= INPUT FOR THIS TASK =
:::::
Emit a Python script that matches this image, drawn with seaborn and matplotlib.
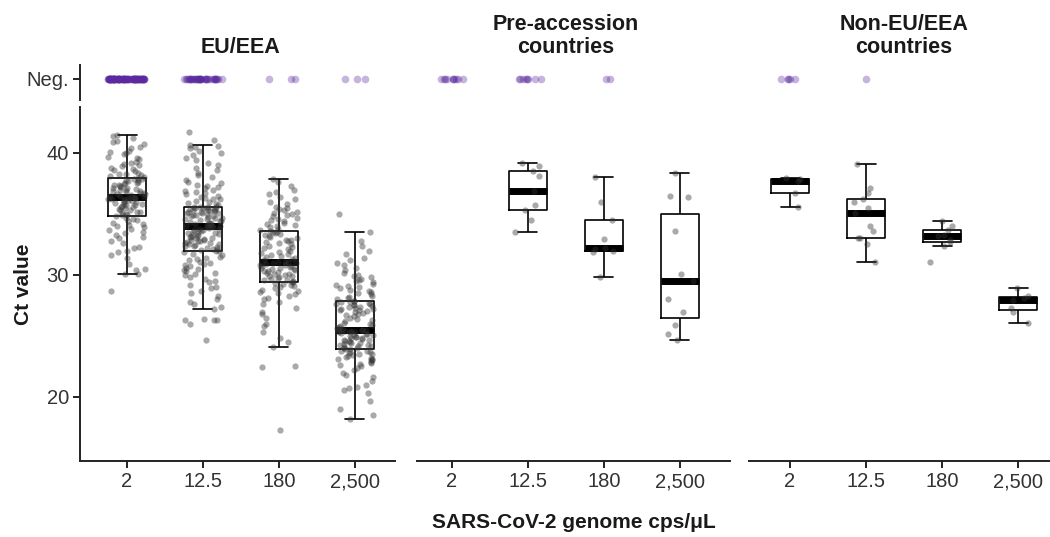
:::::
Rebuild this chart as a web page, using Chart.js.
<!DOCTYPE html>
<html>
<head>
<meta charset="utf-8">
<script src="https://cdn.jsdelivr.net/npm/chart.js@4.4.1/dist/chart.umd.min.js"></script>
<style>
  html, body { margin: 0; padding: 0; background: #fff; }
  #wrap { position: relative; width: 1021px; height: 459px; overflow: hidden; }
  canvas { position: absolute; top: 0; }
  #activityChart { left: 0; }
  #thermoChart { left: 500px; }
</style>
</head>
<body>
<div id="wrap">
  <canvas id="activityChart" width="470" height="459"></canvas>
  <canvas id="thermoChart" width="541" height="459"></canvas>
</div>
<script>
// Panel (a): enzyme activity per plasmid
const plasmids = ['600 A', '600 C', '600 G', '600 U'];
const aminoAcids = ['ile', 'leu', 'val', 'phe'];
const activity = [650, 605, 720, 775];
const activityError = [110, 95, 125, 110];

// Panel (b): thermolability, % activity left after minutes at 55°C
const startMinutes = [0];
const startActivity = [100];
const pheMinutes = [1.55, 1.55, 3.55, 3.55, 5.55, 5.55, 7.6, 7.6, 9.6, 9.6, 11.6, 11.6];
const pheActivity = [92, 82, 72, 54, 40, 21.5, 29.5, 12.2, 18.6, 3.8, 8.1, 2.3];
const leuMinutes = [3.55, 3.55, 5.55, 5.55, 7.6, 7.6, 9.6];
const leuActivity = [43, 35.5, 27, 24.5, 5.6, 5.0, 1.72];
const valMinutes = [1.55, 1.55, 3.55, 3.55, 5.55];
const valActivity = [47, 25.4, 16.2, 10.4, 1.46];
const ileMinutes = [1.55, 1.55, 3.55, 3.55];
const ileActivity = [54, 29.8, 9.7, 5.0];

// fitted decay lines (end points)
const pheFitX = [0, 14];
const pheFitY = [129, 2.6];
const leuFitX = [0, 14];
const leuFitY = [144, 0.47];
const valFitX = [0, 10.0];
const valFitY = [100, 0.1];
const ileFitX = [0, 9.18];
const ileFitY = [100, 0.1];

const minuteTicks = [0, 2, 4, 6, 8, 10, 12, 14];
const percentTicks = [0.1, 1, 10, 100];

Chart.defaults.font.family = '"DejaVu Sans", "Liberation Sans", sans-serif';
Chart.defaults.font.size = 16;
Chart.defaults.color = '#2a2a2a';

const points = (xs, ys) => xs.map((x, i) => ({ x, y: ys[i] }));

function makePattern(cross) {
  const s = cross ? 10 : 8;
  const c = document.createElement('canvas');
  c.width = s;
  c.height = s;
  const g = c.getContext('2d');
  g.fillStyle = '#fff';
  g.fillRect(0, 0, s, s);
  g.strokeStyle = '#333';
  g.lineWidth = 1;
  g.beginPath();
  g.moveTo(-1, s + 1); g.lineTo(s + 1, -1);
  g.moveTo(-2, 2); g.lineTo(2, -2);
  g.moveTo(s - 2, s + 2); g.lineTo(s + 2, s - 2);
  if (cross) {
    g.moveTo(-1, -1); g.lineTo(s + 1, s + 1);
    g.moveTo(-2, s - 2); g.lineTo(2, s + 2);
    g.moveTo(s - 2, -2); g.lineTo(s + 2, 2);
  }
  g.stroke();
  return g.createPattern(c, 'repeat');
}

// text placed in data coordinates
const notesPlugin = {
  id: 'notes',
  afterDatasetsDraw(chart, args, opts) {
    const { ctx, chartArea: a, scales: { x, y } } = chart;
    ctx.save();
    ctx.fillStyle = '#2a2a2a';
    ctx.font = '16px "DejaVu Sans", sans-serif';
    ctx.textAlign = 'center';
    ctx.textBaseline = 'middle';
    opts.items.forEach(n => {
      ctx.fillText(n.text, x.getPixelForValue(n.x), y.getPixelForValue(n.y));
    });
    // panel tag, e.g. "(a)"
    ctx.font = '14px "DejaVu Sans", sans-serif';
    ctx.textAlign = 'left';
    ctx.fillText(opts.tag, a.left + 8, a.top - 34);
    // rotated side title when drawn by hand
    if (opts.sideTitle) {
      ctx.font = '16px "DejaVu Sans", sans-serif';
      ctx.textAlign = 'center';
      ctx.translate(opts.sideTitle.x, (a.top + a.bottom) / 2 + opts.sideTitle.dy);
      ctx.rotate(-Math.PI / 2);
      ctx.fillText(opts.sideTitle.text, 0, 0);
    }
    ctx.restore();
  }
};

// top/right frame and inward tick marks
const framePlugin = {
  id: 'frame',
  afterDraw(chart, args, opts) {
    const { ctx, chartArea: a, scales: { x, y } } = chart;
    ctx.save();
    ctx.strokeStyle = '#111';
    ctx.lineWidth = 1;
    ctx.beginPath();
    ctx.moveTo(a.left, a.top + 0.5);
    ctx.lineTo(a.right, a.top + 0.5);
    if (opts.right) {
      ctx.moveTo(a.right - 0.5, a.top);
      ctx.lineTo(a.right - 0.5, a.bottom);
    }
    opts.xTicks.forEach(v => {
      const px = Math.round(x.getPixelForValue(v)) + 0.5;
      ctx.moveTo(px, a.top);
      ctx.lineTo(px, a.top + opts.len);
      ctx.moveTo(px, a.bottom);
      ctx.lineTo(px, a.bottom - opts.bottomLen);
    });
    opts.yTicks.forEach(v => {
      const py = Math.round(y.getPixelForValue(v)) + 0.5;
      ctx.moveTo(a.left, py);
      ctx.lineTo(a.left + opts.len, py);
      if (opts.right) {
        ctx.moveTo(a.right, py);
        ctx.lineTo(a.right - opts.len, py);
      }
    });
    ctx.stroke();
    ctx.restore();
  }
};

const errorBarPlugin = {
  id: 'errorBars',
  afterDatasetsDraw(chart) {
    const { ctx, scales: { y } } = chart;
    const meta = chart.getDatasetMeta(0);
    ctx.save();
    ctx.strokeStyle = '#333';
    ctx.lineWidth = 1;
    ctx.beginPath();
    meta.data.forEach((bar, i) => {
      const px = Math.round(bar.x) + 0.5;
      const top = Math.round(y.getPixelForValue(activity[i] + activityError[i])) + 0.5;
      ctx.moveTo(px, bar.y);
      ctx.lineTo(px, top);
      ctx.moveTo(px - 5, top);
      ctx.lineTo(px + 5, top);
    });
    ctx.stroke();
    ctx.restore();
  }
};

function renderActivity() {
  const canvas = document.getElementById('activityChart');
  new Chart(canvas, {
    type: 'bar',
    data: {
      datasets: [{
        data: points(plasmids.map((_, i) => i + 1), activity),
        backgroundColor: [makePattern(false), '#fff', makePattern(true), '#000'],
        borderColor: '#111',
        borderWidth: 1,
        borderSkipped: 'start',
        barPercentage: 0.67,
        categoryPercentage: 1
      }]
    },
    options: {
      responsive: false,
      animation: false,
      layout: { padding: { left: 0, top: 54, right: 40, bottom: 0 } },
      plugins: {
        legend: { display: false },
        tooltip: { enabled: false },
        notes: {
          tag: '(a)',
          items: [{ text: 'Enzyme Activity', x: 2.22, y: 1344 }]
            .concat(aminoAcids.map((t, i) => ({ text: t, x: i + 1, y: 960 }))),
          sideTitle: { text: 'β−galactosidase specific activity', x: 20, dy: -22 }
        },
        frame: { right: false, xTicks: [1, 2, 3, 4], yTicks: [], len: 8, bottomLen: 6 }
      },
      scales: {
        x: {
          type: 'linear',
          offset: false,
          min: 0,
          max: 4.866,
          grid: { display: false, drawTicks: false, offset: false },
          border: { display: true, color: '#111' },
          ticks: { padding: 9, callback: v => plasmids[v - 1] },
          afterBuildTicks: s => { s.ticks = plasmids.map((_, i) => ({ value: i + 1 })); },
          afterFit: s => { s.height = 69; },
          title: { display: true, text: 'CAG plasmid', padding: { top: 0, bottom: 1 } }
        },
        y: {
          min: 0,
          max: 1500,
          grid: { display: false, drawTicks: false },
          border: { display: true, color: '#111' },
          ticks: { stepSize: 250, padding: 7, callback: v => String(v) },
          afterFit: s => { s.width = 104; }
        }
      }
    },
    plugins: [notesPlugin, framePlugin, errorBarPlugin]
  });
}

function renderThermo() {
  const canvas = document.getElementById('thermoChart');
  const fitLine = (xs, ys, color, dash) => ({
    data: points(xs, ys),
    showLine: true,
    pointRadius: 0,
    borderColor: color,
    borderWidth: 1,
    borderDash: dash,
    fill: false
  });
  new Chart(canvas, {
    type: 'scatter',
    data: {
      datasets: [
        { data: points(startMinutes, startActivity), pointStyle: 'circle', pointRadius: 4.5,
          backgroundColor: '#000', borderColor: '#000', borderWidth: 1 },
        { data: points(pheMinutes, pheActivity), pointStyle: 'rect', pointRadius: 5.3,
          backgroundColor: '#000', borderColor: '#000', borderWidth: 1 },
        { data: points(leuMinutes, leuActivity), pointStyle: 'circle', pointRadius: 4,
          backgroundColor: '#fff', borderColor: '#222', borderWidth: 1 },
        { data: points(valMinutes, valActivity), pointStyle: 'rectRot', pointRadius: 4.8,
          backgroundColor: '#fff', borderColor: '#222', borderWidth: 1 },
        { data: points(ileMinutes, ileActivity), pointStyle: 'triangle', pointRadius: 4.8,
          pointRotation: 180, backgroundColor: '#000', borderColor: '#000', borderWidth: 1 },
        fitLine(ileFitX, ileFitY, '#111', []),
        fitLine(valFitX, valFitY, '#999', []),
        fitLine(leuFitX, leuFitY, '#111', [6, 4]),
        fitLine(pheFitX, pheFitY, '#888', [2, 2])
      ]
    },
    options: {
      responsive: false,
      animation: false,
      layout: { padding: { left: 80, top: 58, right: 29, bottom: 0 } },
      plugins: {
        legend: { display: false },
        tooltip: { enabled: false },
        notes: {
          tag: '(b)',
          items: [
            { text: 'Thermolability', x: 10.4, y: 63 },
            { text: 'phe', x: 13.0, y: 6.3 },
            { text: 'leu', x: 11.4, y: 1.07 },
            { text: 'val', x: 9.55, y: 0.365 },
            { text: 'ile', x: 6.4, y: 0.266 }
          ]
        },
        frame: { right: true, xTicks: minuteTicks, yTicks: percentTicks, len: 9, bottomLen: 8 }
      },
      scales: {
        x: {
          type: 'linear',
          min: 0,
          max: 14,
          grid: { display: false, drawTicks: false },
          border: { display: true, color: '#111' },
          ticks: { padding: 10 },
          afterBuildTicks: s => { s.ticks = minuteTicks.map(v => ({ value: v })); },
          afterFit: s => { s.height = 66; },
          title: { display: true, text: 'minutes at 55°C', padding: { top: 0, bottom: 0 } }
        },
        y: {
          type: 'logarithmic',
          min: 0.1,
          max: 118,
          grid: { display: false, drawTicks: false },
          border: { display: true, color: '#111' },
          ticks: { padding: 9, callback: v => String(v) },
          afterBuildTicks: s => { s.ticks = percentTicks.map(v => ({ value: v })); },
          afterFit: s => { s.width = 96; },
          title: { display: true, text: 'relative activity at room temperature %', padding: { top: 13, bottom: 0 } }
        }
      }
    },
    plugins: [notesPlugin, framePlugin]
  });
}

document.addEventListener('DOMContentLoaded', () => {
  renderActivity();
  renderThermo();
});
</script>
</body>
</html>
:::::
= WRITTEN REQUEST =
Quote exactly the lines running from the line with "Rebuild this chart" through the line with "const points = (xs, ys)", both ends included, and nothing more.

= RESPONSE =
Rebuild this chart as a web page, using Chart.js.
<!DOCTYPE html>
<html>
<head>
<meta charset="utf-8">
<script src="https://cdn.jsdelivr.net/npm/chart.js@4.4.1/dist/chart.umd.min.js"></script>
<style>
  html, body { margin: 0; padding: 0; background: #fff; }
  #wrap { position: relative; width: 1021px; height: 459px; overflow: hidden; }
  canvas { position: absolute; top: 0; }
  #activityChart { left: 0; }
  #thermoChart { left: 500px; }
</style>
</head>
<body>
<div id="wrap">
  <canvas id="activityChart" width="470" height="459"></canvas>
  <canvas id="thermoChart" width="541" height="459"></canvas>
</div>
<script>
// Panel (a): enzyme activity per plasmid
const plasmids = ['600 A', '600 C', '600 G', '600 U'];
const aminoAcids = ['ile', 'leu', 'val', 'phe'];
const activity = [650, 605, 720, 775];
const activityError = [110, 95, 125, 110];

// Panel (b): thermolability, % activity left after minutes at 55°C
const startMinutes = [0];
const startActivity = [100];
const pheMinutes = [1.55, 1.55, 3.55, 3.55, 5.55, 5.55, 7.6, 7.6, 9.6, 9.6, 11.6, 11.6];
const pheActivity = [92, 82, 72, 54, 40, 21.5, 29.5, 12.2, 18.6, 3.8, 8.1, 2.3];
const leuMinutes = [3.55, 3.55, 5.55, 5.55, 7.6, 7.6, 9.6];
const leuActivity = [43, 35.5, 27, 24.5, 5.6, 5.0, 1.72];
const valMinutes = [1.55, 1.55, 3.55, 3.55, 5.55];
const valActivity = [47, 25.4, 16.2, 10.4, 1.46];
const ileMinutes = [1.55, 1.55, 3.55, 3.55];
const ileActivity = [54, 29.8, 9.7, 5.0];

// fitted decay lines (end points)
const pheFitX = [0, 14];
const pheFitY = [129, 2.6];
const leuFitX = [0, 14];
const leuFitY = [144, 0.47];
const valFitX = [0, 10.0];
const valFitY = [100, 0.1];
const ileFitX = [0, 9.18];
const ileFitY = [100, 0.1];

const minuteTicks = [0, 2, 4, 6, 8, 10, 12, 14];
const percentTicks = [0.1, 1, 10, 100];

Chart.defaults.font.family = '"DejaVu Sans", "Liberation Sans", sans-serif';
Chart.defaults.font.size = 16;
Chart.defaults.color = '#2a2a2a';

const points = (xs, ys) => xs.map((x, i) => ({ x, y: ys[i] }));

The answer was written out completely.